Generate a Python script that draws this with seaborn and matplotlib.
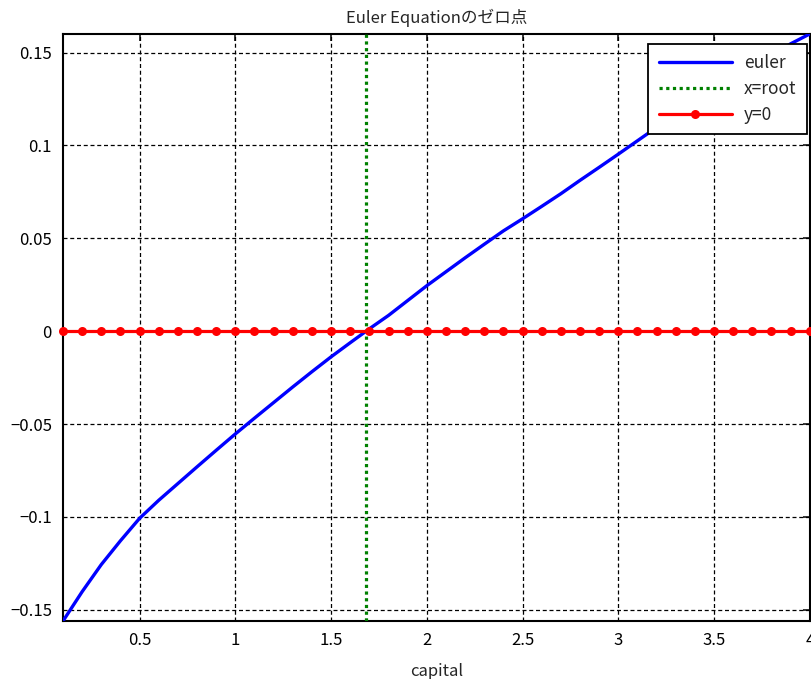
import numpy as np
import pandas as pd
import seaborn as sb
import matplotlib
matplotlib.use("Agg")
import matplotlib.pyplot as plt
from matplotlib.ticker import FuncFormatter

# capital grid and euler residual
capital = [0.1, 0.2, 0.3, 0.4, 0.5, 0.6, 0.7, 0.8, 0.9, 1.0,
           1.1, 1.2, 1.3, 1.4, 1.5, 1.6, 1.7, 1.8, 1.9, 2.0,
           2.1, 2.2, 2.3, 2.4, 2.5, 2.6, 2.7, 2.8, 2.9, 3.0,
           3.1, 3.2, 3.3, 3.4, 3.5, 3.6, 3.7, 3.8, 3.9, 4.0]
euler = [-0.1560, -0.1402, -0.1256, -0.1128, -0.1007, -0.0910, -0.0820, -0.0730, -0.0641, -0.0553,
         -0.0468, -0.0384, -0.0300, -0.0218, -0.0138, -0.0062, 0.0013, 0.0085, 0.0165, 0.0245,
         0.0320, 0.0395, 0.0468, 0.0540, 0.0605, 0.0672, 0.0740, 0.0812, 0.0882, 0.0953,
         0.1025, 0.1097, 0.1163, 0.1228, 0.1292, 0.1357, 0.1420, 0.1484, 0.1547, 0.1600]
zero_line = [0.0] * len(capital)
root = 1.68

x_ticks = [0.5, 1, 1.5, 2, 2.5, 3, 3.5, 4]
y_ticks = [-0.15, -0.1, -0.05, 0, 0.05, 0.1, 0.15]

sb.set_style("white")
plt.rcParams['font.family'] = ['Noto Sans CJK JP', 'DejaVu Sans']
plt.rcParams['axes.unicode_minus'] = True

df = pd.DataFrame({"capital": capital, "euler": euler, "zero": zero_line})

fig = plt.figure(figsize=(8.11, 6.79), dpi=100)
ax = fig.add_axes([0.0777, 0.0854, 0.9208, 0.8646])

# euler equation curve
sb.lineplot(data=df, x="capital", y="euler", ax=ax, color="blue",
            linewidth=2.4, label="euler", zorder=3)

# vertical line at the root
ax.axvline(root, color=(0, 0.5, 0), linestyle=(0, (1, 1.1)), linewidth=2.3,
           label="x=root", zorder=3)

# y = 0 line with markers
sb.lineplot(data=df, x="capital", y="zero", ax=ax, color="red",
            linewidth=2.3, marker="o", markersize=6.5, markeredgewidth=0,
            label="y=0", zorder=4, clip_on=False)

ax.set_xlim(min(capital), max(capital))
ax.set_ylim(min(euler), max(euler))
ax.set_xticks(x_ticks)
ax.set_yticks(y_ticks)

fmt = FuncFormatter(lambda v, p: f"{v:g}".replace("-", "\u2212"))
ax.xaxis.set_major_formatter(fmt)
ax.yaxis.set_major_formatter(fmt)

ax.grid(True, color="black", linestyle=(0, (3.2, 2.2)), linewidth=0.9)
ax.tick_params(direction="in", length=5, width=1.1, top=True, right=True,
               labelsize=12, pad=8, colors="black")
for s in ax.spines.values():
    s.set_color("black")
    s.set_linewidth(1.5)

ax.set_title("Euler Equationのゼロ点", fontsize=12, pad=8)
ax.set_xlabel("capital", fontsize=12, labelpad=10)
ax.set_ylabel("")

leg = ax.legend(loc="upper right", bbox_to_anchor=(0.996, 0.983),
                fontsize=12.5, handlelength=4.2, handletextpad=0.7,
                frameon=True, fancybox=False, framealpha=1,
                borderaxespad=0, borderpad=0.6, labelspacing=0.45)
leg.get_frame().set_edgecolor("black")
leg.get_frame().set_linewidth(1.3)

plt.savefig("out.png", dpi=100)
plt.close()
------------------------
» Exercise
State the number of lines holding the word "with" in the listing. Add nothing else.

» Result of the exercise
2